Mesmo consciente da dimensão cósmica que me caracteriza (e que não é despicienda), percebo que nenhum corpo celeste é suficientemente autónomo para entrar numa translação autodefinida, pelo contrário: o rumo, o ímpeto e a velocidade são sempre determinados pelas forças centrífugas, nuns casos, pelas centrípetas, noutros; e o grave da situação é não sabermos desse conjunto de forças qual o mais poderoso ou, pelo menos, aquele a quem devemos obediência… E pode mesmo dar-se o caso de entendermos dever obedecer a um campo de forças e sermos impelidos para outro, sem que a nossa capacidade de resistência tenha energia suficiente para se opôr ou se afirmar.
Com toda esta reflexão já roubei meia hora ao horário do sono que a mim próprio tinha imposto.
Mas agora, antes que entre a Quarta-Feira vou terminar.
Abre-te Sésamo!
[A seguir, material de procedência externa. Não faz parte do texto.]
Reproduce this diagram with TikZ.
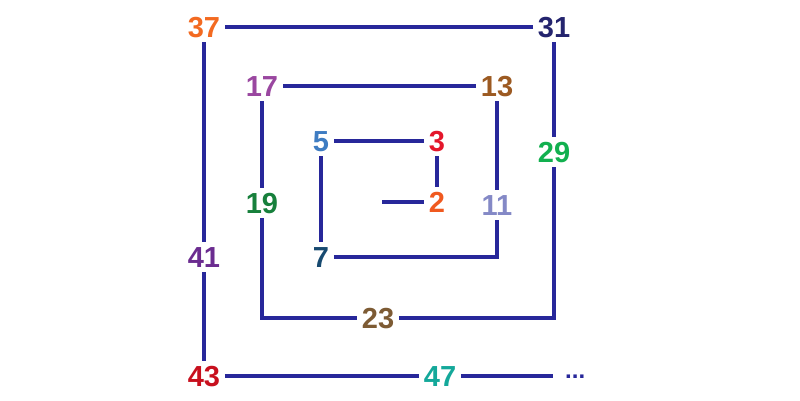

E as portas hão-de abrir-se. Mesmo que sejam as de Tebas e nelas lutem ferozmente Etéocles e Polinices e eu fique, como Creonte, indiferente aos choros e gritos de Antígona, vendo matarem-se os dois irmãos na defesa de causas em que ambos acreditam e parecem ter ambos razão.
Viva a Pátria. Existe? Não sei. Mas confiro o benefício da dúvida. Acreditar, nem que seja na merda do Político-Mor, é preferível a ser céptico. O analfabeto, afinal, é bem mais feliz que eu.
Estou certo que o Olimpo dos deuses menores ainda possui alguma dignidade. Morfeu espera-me, mas no útero da noite, antes ainda da madrugada, hei-de trocar-lhe as voltas.